In the below picture, somewhere at the bottom of that enormous cloud of smoke and flame, is what used to be HMS Queen Mary.

Destruction_of_HMS_Queen_Mary

And here’s HMS Indefatigable going down:

HMS_Indefatigable_sinking

And this is what is about to become the former HMS Invincible (the Royal Navy’s original battlecruiser):

InvincibleBlowingUpJutland1916

And at the end of the day, after Scheer for the second time had ordered Gefechtskehrtwendung (“battle turn”) away from the Grand Fleet, to make a run for home, Jellicoe, true to his previously stated and endorsed intention, did not follow.  The public and to some extent the brass never forgave him.  He was booted upstairs and Admiral Beatty, who commanded the battlecruisers that day, was given command of the fleet.

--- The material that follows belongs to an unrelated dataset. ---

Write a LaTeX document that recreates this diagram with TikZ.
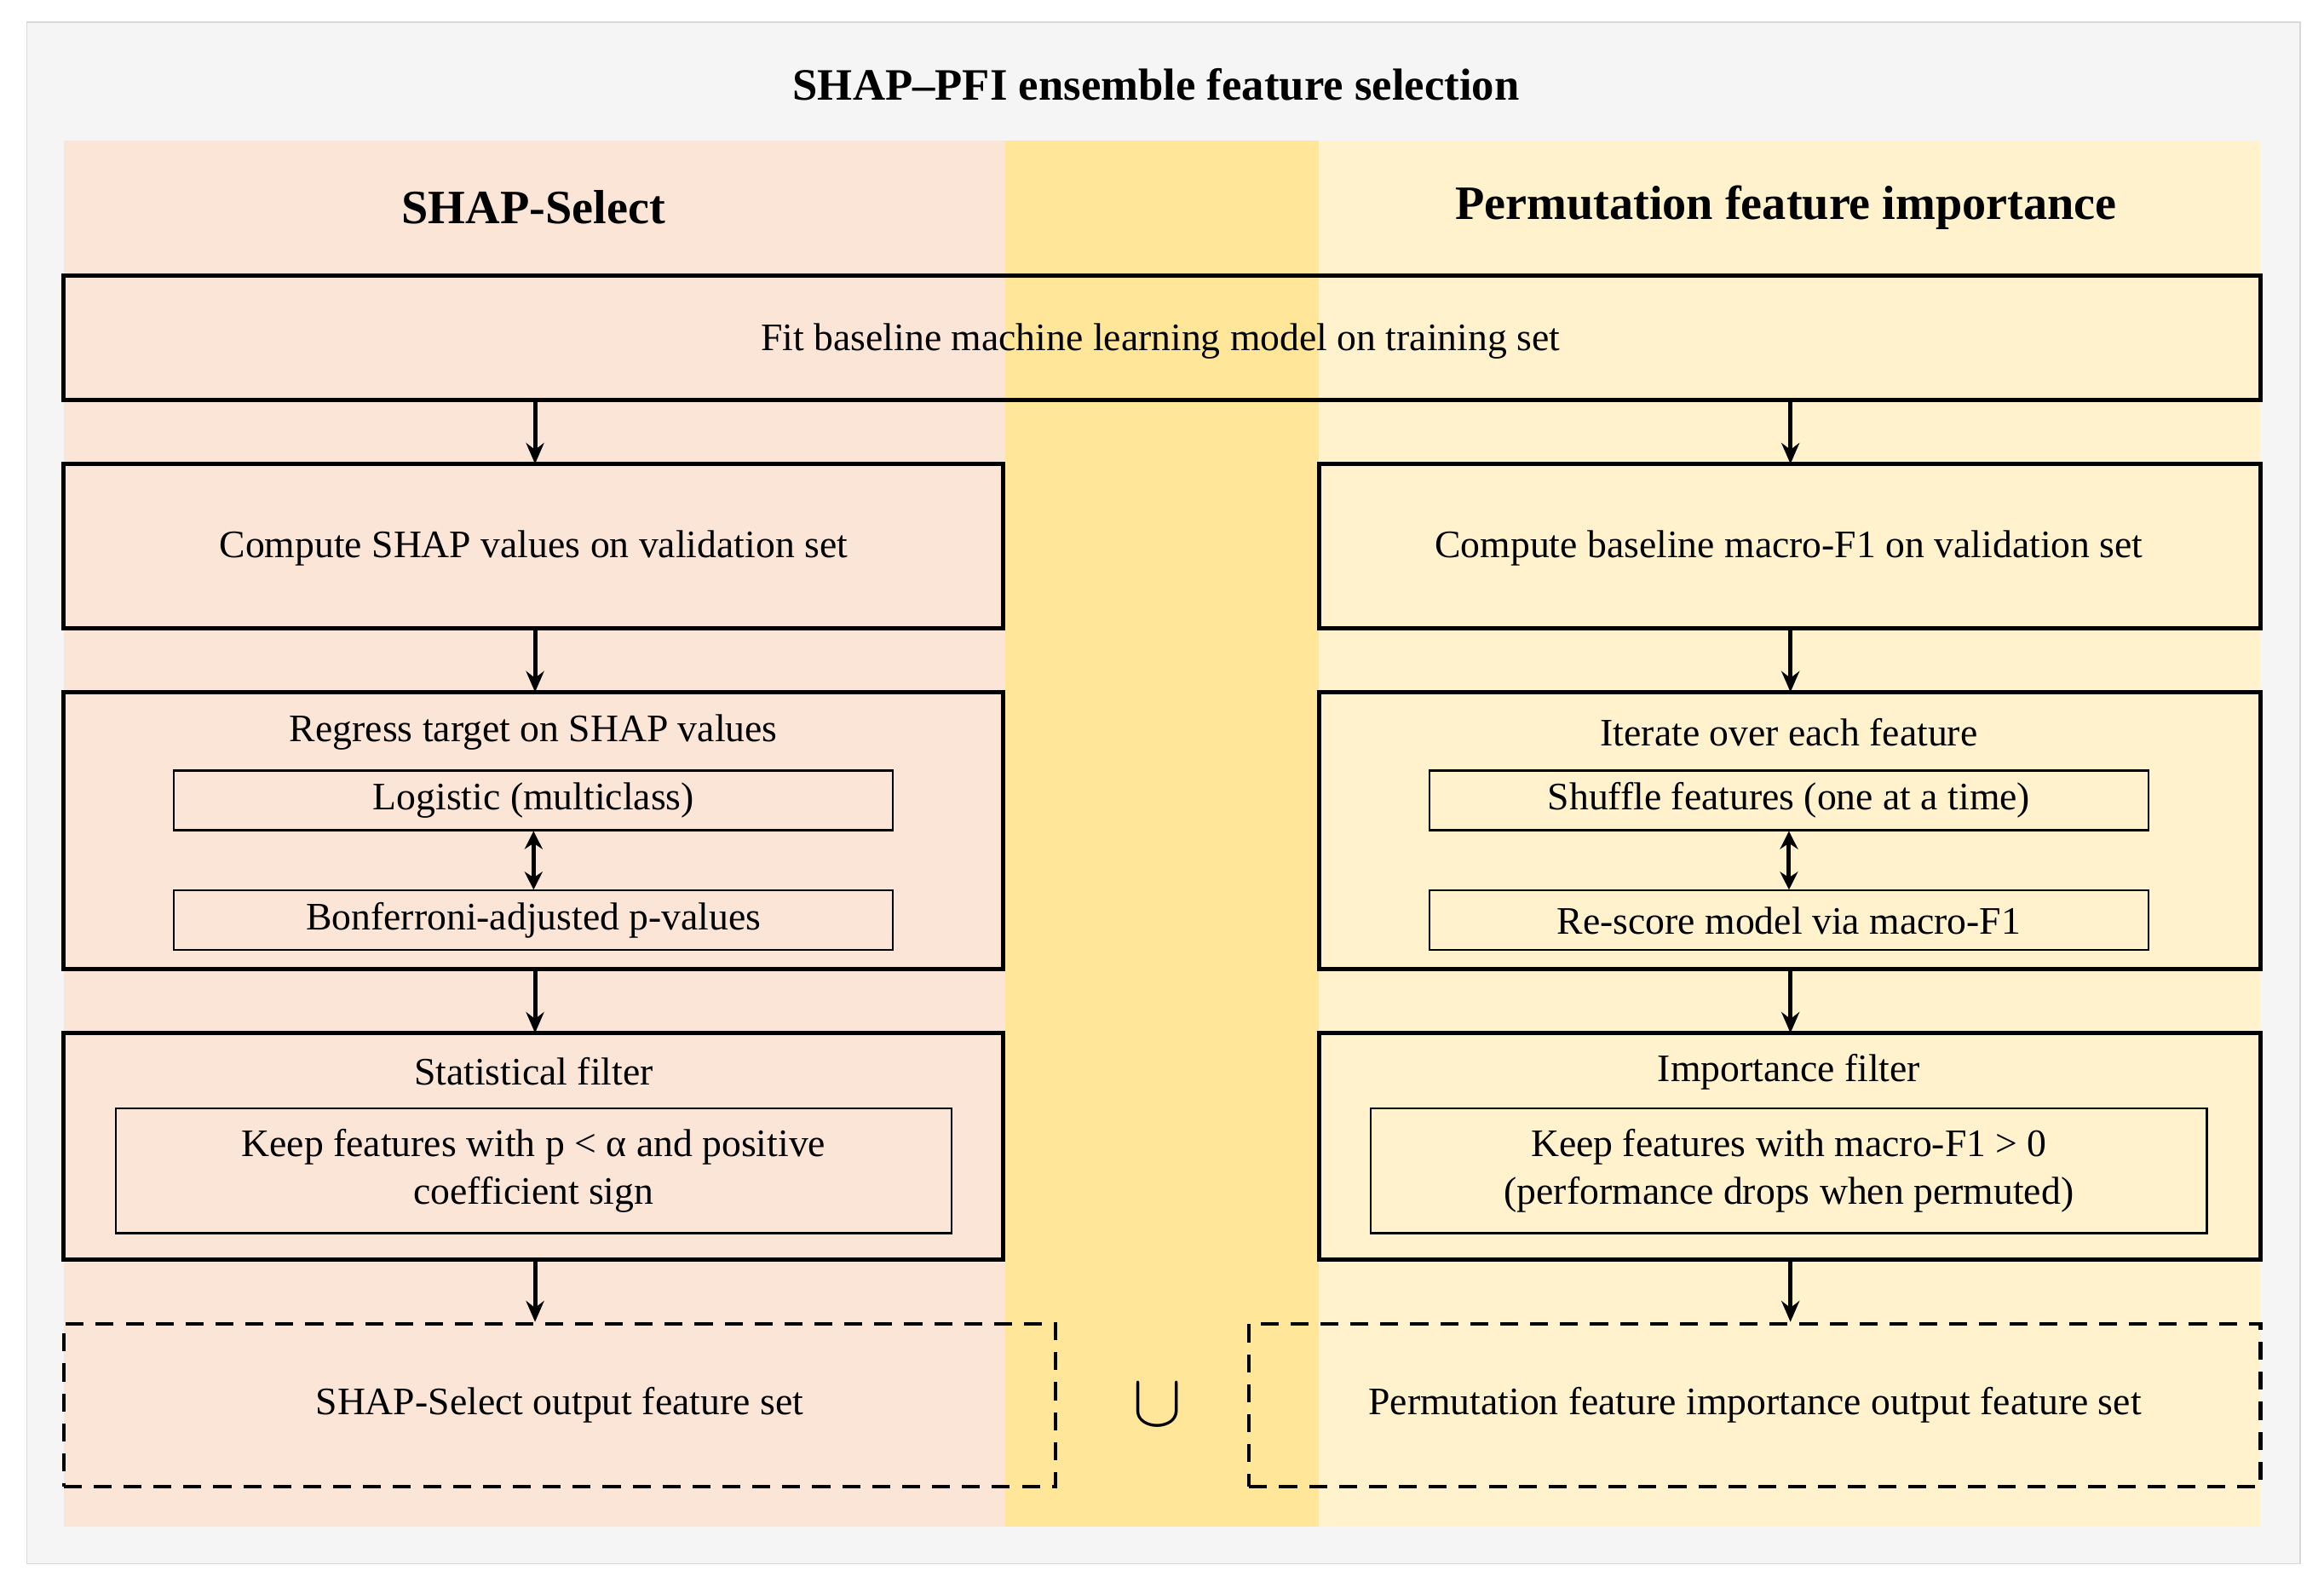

The High Seas Fleet never came out again in force until it did so to surrender.  For all of Tirpitz’s brilliance as a political operative and administrator, he never successfully addressed the strategic conundrum facing the Imperial German Navy:  It was bottled up in the North Sea and unless it destroyed the British fleet — which no one thought it could do — there it was going to stay.  Meanwhile the British fleet enjoyed the freedom of the world’s seas, as did its enormous merchant fleet.  Until the advent of the submarine.  Mahan’s fleet-in-being theory could not exist, in short, without reference to the hard facts of geography.

What did the British learn from Jutland?  Not enough to avoid building HMS Hood as a battlecruiser, and not enough to pull her out of service once built to bulk up her armor.  And not enough not once again to use the wrong tools for the job, sending her to her doom against Bismarck in 1941.